Singing her own tune

Lesley Gore is on her second run of celebrity—from the “It’s My Party” songbird of the ’60s to the out singer-songwriter of 2005’s quietly haunting indie CD Ever Since

BY Michael Giltz

December 19 2005 1:00 AM ET

Apparently, it
was worth the wait. Lesley Gore was a teen sensation,
hitting number 1 with her very first single (the thunderous
“It’s My Party”) and scoring with
other hits like the protofeminist anthem “You
Don’t Own Me.” She’s also been
nominated for an Oscar after cowriting (with her
brother Michael) the classic standard “Out Here on My
Own” for 1980’s Fame.  

But Gore
hadn’t recorded a new album for 30 years. Now she is
out with Ever Since (available exclusively at
her Web site), and the reviews have been ecstatic. The
New York Times calls this collection of intimate
acoustic pop “mature and wistful,” The
Washington Post
says it is “welcome and
enjoyable,” and AllMusic.com deems her CD
“subtle and brilliant.”

Gore’s gay
fans are just as thrilled to see that her being
out—something obvious to those who saw Gore
ably serve as a guest host on the TV series In the
Life
—is now acknowledged by the mainstream media.

One of her
mentors—Bella Abzug—encouraged her to be more
public, and Gore took it to heart, saying yes when the
PBS show approached her. (Another clue? The times she
would open her act in San Francisco by making a play
on an Elton John hit by saying “Don’t let your
son go down on me.”) “When I do
get to parts of the Midwest, people did come up to me and
say, ‘Thanks for doing that
[show],’ ” says the 59-year-old
singer-songwriter. “They just want to be
validated and know that they’re human beings. So
it’s been a nice thing and I’m happy I did
it.” 

Still, while
she’s OK with being public, Gore isn’t ready
to be personal—don’t expect
coming­-out stories or even how she met her
partner, a jewelry designer. Gore is more comfortable
talking about “Better Angels”—a
track from Ever Since—being featured
prominently in the season premiere of CSI:
Miami
. “It was utilized
beautifully,” she beams. But she’s pleased to
acknowledge what she’s been open about with
family and friends since the ’70s.

“We’re talking about this, but I’ve
been with the same partner for 24 years,” says
Gore. “This is just an opportunity for me to kind of
catch up with myself.
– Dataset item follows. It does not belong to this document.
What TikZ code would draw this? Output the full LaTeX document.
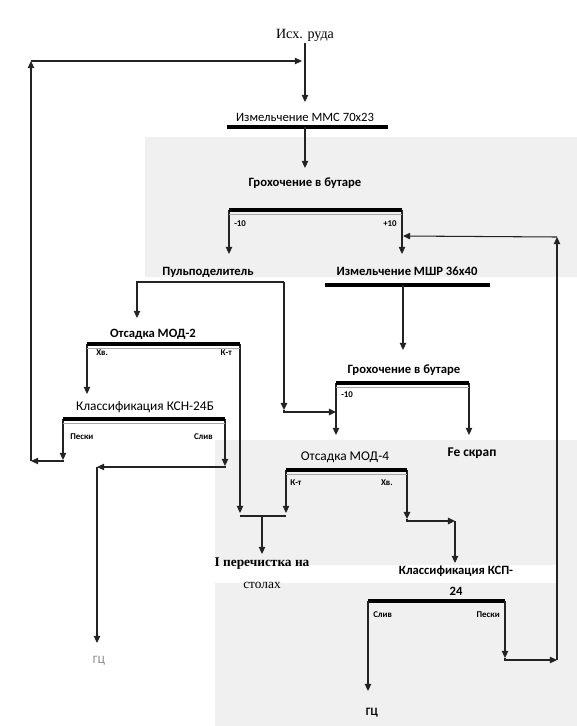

I’m not campaigning.
I’m a musical person, and that’s what I
want my life to be about.”

When her stardom
was at its highest, even Gore’s Jewishness was
off-limits. She didn’t realize she was gay until she
was ensconced at Sarah Lawrence College, where it was
“easier to be Joan Baez than Lesley
Gore.”

As time passed,
Gore came to believe no label would spend hundreds of
thousands of dollars to get her back into the studio. But
the digital revolution meant that when artist and
Engine Company Records founder Blake Morgan approached
Gore, she knew they could record an album and even
make a few bucks. Of course, it helped that she’d
known Morgan (who produced, arranged, and wrote or
cowrote several of the songs) since he was 9 years
old.

“I
remember when Blake sat at the piano and couldn’t
reach the pedals, which is the problem I still
have,” the petite Gore says with a laugh.

The result is
easily the best album of her career, with new tunes like
the witty “Not the First”
(“You’re not the first to think you’ll
be the last”) sitting comfortably alongside
more mellow tracks and reimaginings of “You
Don’t Own Me” and “Out Here on My
Own.”

Gore could have
been out more prominently in the mid ’90s in
connection with the movie Grace of My Heart,
which included a subplot about a Gore-like teen idol
(played by Bridget Fonda) who was gay. Gore worked on
the character’s song—“My Secret
Love”—until she was comfortable having
her name on it as a cowriter. But she felt wary that
she’d been brought in too late for a real
collaboration, and when she wasn’t even invited to
the premiere, Gore was convinced the filmmakers had used her
primarily for publicity. “It turned into the
opposite of what I would have wanted,” she
says.

So they
don’t own her either. Now Gore is looking forward to
perhaps a live album next year and another album of
originals after that. (She says she’s already
in the midst, or finished, with seven or eight songs.) A
one-woman show à la Elaine Stritch is a long-held
dream, and there might even be a book down the road.
But every day—just as it’s been for most of
her life—the one constant is music.

“When I
wake up in the morning and I go to the piano and
there’s a blank sheet of paper in front of me,
by the end of the day that could be a gold
mine,” says Gore. “You really do need to wake
up and expect that the world is your oyster, because
it very well may be.”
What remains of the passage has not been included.